→ Problem to work on
Beginning with the first line of the data below, reproduce every line unchanged, ending with the line that holds "(0,0) rectangle (1569,1003);".

→ Supplied data
--------------------------------

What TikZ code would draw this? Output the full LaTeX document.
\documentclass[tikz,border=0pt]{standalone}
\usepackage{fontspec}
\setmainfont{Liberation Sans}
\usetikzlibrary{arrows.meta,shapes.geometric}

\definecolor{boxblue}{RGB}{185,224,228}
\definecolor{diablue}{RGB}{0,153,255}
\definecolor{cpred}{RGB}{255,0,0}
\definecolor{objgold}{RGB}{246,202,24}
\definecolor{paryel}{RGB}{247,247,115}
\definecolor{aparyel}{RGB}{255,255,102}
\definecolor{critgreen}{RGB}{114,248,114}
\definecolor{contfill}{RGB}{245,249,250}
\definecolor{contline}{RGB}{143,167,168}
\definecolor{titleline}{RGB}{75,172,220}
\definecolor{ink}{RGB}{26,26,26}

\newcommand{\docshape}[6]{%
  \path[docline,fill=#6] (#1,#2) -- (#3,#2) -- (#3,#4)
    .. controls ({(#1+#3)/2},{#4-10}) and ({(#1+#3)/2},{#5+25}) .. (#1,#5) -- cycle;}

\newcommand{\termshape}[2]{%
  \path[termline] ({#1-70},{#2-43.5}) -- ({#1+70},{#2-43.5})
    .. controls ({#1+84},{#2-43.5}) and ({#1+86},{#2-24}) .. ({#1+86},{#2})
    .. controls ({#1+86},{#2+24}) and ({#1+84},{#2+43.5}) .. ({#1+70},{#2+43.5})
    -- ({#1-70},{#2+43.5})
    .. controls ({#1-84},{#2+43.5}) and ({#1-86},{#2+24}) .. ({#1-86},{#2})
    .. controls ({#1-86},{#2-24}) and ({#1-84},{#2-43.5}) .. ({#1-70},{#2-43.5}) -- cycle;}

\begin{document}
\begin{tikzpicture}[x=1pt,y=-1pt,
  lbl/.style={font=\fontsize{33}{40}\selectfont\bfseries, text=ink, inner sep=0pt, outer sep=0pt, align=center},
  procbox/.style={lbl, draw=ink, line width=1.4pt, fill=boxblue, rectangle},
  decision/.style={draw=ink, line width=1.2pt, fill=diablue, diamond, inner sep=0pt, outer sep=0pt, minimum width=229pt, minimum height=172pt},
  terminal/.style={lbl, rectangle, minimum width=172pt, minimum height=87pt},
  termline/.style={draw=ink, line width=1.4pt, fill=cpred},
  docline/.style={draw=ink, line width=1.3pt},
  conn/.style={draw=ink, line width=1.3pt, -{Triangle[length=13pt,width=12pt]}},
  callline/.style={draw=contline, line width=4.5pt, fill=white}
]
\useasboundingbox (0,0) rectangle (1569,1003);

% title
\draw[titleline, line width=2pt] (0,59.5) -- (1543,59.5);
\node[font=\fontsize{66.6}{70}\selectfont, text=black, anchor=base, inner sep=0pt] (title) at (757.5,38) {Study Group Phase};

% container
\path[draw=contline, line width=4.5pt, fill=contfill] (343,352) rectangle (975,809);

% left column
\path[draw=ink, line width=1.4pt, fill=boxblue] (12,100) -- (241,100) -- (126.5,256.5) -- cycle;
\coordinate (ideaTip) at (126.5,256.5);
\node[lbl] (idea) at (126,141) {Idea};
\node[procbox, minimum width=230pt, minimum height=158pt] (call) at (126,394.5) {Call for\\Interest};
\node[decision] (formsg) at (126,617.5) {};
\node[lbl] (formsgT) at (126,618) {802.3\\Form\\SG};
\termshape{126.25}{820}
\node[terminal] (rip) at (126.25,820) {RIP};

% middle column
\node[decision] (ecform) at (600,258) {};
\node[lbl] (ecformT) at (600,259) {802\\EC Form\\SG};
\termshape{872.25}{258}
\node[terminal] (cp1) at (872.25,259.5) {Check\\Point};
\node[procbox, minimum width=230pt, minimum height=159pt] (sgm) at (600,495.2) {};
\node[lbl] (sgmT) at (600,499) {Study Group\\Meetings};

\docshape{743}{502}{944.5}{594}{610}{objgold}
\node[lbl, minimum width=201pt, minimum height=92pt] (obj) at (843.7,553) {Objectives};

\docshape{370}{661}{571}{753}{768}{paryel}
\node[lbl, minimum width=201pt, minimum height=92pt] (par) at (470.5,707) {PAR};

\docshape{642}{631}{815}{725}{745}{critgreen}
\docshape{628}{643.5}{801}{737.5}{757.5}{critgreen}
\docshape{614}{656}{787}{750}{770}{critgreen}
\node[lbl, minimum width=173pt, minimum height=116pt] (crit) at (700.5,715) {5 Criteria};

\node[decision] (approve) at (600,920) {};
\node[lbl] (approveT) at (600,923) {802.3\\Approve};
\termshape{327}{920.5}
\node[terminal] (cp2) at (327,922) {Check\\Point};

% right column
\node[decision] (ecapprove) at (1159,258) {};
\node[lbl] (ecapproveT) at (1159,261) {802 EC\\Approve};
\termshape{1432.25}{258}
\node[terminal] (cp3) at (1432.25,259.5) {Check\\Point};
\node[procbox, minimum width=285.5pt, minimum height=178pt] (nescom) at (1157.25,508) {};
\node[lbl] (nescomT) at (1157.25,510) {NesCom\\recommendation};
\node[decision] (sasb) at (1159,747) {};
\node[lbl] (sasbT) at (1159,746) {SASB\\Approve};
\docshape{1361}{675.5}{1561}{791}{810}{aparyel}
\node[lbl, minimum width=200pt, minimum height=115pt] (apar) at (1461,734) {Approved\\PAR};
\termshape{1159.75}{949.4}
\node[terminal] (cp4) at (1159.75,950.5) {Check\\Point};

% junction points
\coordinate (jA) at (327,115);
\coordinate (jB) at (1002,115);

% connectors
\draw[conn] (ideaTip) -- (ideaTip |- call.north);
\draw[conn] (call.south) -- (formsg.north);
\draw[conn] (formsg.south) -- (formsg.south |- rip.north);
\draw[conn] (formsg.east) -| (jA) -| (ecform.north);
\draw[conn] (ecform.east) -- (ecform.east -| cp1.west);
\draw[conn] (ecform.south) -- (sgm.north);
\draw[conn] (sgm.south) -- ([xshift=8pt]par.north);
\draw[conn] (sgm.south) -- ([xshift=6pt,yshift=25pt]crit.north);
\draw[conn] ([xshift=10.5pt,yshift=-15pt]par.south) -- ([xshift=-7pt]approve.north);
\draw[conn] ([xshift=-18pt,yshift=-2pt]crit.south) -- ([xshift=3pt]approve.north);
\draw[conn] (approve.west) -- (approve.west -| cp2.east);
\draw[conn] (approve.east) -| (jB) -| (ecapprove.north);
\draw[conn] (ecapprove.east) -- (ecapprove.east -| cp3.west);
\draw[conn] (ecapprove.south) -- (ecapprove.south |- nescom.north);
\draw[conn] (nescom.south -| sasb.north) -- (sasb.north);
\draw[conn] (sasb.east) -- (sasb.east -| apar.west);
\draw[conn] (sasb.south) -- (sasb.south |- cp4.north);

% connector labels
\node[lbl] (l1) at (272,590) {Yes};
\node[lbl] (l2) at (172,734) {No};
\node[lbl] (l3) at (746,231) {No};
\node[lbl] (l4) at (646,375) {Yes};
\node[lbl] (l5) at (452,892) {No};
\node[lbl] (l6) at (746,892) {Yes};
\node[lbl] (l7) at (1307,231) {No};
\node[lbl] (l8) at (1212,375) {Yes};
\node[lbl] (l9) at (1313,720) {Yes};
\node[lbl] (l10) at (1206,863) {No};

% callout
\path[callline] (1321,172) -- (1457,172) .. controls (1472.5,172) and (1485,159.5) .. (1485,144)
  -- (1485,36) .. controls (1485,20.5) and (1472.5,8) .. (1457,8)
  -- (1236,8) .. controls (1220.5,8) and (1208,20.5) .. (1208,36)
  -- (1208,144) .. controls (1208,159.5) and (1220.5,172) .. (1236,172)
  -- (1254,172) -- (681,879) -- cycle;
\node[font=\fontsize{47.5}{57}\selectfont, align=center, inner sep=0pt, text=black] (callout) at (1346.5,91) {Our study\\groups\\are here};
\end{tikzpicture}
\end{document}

--------------------------------

→ Written solution
What TikZ code would draw this? Output the full LaTeX document.
\documentclass[tikz,border=0pt]{standalone}
\usepackage{fontspec}
\setmainfont{Liberation Sans}
\usetikzlibrary{arrows.meta,shapes.geometric}

\definecolor{boxblue}{RGB}{185,224,228}
\definecolor{diablue}{RGB}{0,153,255}
\definecolor{cpred}{RGB}{255,0,0}
\definecolor{objgold}{RGB}{246,202,24}
\definecolor{paryel}{RGB}{247,247,115}
\definecolor{aparyel}{RGB}{255,255,102}
\definecolor{critgreen}{RGB}{114,248,114}
\definecolor{contfill}{RGB}{245,249,250}
\definecolor{contline}{RGB}{143,167,168}
\definecolor{titleline}{RGB}{75,172,220}
\definecolor{ink}{RGB}{26,26,26}

\newcommand{\docshape}[6]{%
  \path[docline,fill=#6] (#1,#2) -- (#3,#2) -- (#3,#4)
    .. controls ({(#1+#3)/2},{#4-10}) and ({(#1+#3)/2},{#5+25}) .. (#1,#5) -- cycle;}

\newcommand{\termshape}[2]{%
  \path[termline] ({#1-70},{#2-43.5}) -- ({#1+70},{#2-43.5})
    .. controls ({#1+84},{#2-43.5}) and ({#1+86},{#2-24}) .. ({#1+86},{#2})
    .. controls ({#1+86},{#2+24}) and ({#1+84},{#2+43.5}) .. ({#1+70},{#2+43.5})
    -- ({#1-70},{#2+43.5})
    .. controls ({#1-84},{#2+43.5}) and ({#1-86},{#2+24}) .. ({#1-86},{#2})
    .. controls ({#1-86},{#2-24}) and ({#1-84},{#2-43.5}) .. ({#1-70},{#2-43.5}) -- cycle;}

\begin{document}
\begin{tikzpicture}[x=1pt,y=-1pt,
  lbl/.style={font=\fontsize{33}{40}\selectfont\bfseries, text=ink, inner sep=0pt, outer sep=0pt, align=center},
  procbox/.style={lbl, draw=ink, line width=1.4pt, fill=boxblue, rectangle},
  decision/.style={draw=ink, line width=1.2pt, fill=diablue, diamond, inner sep=0pt, outer sep=0pt, minimum width=229pt, minimum height=172pt},
  terminal/.style={lbl, rectangle, minimum width=172pt, minimum height=87pt},
  termline/.style={draw=ink, line width=1.4pt, fill=cpred},
  docline/.style={draw=ink, line width=1.3pt},
  conn/.style={draw=ink, line width=1.3pt, -{Triangle[length=13pt,width=12pt]}},
  callline/.style={draw=contline, line width=4.5pt, fill=white}
]
\useasboundingbox (0,0) rectangle (1569,1003);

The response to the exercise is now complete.